I don't want to build a career or a reputation for myself on those sorts of foundations. I want to share meaning and value, build connections with people and think about the best way of doing things. I want to nurture ideas, toy and chew them over before sharing them.
Maybe that means that I will never grow the biggest following. Maybe that means that I will not achieve my full potential and scale whatever venture I plan to explore next to the greatest heights. Maybe it means that my circle will forever be smaller and more concentrated.
But I know for certain that changing to message I want to share to appease the algorithm is not something I want to do.

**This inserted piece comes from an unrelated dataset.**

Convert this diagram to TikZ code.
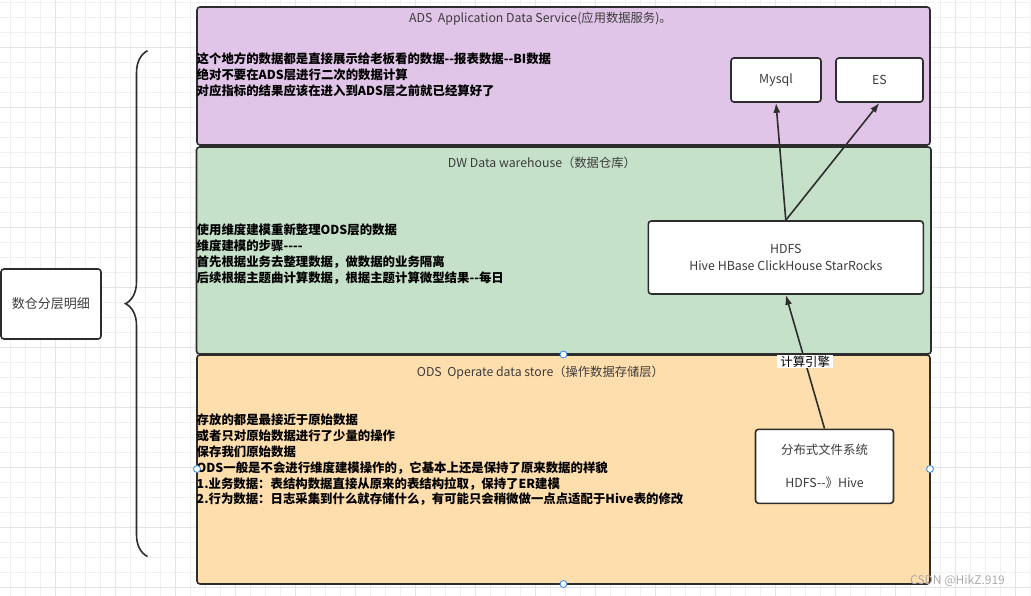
\documentclass[tikz,border=0pt]{standalone}
\usepackage{fontspec}
\setmainfont{Noto Sans CJK SC}
\usepackage{xcolor}
\usetikzlibrary{arrows.meta}
\usetikzlibrary{decorations.pathreplacing}

\definecolor{adsfill}{RGB}{225,197,232}
\definecolor{dwfill}{RGB}{198,225,202}
\definecolor{odsfill}{RGB}{255,222,173}
\definecolor{edge}{RGB}{45,45,45}
\definecolor{title}{RGB}{60,60,60}
\definecolor{handle}{RGB}{52,136,230}
\definecolor{minorline}{RGB}{240,240,240}
\definecolor{majorline}{RGB}{228,228,228}

\begin{document}
\begin{tikzpicture}
	[x=1pt,y=-1pt,
	layer/.style={draw=edge,line width=1.6pt,rounded corners=3pt,inner sep=0},
	box/.style={draw=edge,line width=1.6pt,rounded corners=3pt,fill=white,inner sep=0,text=title,align=center,font=\fontsize{12.4}{16.4}\selectfont},
	caption/.style={text=title,inner sep=0,anchor=west,font=\fontsize{12.3}{16}\selectfont},
	notes/.style={text=black,inner sep=0,anchor=west,align=left,font=\bfseries\fontsize{12.4}{15.8}\selectfont},
	flow/.style={draw=edge,line width=1.6pt,-{Latex[length=10pt,width=7pt]}},
	minorgrid/.style={draw=minorline,line width=0.8pt},
	majorgrid/.style={draw=majorline,line width=0.8pt}]
	\useasboundingbox (0,0) rectangle (1031,596);
	% canvas grid
	\foreach \k in {0,...,68} \draw[minorgrid] ({10.7+15*\k},0) -- ({10.7+15*\k},596);
	\foreach \k in {0,...,39} \draw[minorgrid] (0,{2.3+15*\k}) -- (1031,{2.3+15*\k});
	\foreach \k in {0,...,16} \draw[majorgrid] ({55.7+60*\k},0) -- ({55.7+60*\k},596);
	\foreach \k in {0,...,9} \draw[majorgrid] (0,{47.3+60*\k}) -- (1031,{47.3+60*\k});
	% layers
	\node [layer,fill=adsfill,minimum width=733,minimum height=138] (ads) at (563.5,76) {};
	\node [layer,fill=dwfill,minimum width=734.5,minimum height=207] (dw) at (563.75,250.5) {};
	\node [layer,fill=odsfill,minimum width=733,minimum height=229] (ods) at (563.5,469.5) {};
	\node [caption] (adstitle) at (409,19) {ADS\ \ Application Data Service(应用数据服务)。};
	\node [caption] (dwtitle) at (447.7,163) {DW Data warehouse（数据仓库）};
	\node [caption] (odstitle) at (416.7,372.7) {ODS\ \ Operate data store（操作数据存储层）};
	\node [notes] (adsnotes) at (196.5,75) {这个地方的数据都是直接展示给老板看的数据-{}-报表数据-{}-BI数据\\绝对不要在ADS层进行二次的数据计算\\对应指标的结果应该在进入到ADS层之前就已经算好了};
	\node [notes] (dwnotes) at (196.5,254) {使用维度建模重新整理ODS层的数据\\维度建模的步骤-{}-{}-{}-\\首先根据业务去整理数据，做数据的业务隔离\\后续根据主题曲计算数据，根据主题计算微型结果-{}-每日};
	\node [notes] (odsnotes) at (196.5,460) {存放的都是最接近于原始数据\\或者只对原始数据进行了少量的操作\\保存我们原始数据\\ODS一般是不会进行维度建模操作的，它基本上还是保持了原来数据的样貌\\1.业务数据：表结构数据直接从原来的表结构拉取，保持了ER建模\\2.行为数据：日志采集到什么就存储什么，有可能只会稍微做一点点适配于Hive表的修改};
	% stores
	\node [box,minimum width=90,minimum height=44] (mysql) at (776,80) {Mysql};
	\node [box,minimum width=87,minimum height=44] (es) at (879.5,80) {ES};
	\node [box,minimum width=275,minimum height=73] (hdfs) at (785.8,257.5) {HDFS\\Hive HBase ClickHouse StarRocks};
	\node [box,minimum width=138,minimum height=74] (dfs) at (824.5,466.3) {分布式文件系统\\[16.6pt]HDFS-{}-》Hive};
	\node [box,minimum width=100,minimum height=70,font=\fontsize{13}{16}\selectfont] (summary) at (51,304) {数仓分层明细};
	\draw [draw=edge,line width=1.6pt,decorate,decoration={brace,amplitude=22pt,aspect=0.5}] (147.5,556.5) -- (147.5,50.8);
	\draw [flow] (hdfs.north) -- (mysql.south);
	\draw [flow] (hdfs.north) -- (es.south);
	\draw [flow] (dfs.north) -- node [fill=white,inner xsep=3pt,inner ysep=1pt,text=black,font=\fontsize{12.4}{14}\selectfont] (engine) {计算引擎} (hdfs.south);
	% selection handles
	\foreach \hx/\hy in {563.5/354.5,197/469,930/469,563.5/584}
		\draw [handle,fill=white,line width=0.8pt] (\hx,\hy) circle [radius=3.5pt];
	\node [text=gray!65,inner sep=0,anchor=west,font=\fontsize{12}{14}\selectfont] (mark) at (910,581) {CSDN @HikZ.919};
\end{tikzpicture}
\end{document}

Staying true to myself, my values and the things that I believe in with the caveat of growing a bit slower is ok with me.
At least I will still have my soul.
Sell Your Soul to the Algorithm
Totally relate.
And wow, the 'disappear for 6 months' line starkly illustrates the regurgitation of platitudinous wank that passes off as advice from so-called gurus. I would love to believe that sincere and authentic pursuit of your personal truth would pay off in the long run, but in terms of attention the regurgitated wank seems to prevail.
This article by Substacker @gurwinder brilliantly describes the fate that awaits those influencers who trade their inner authenticity for clicks: https://gurwinder.substack.com/p/the-perils-of-audience-capture.
Keep your writing authentic!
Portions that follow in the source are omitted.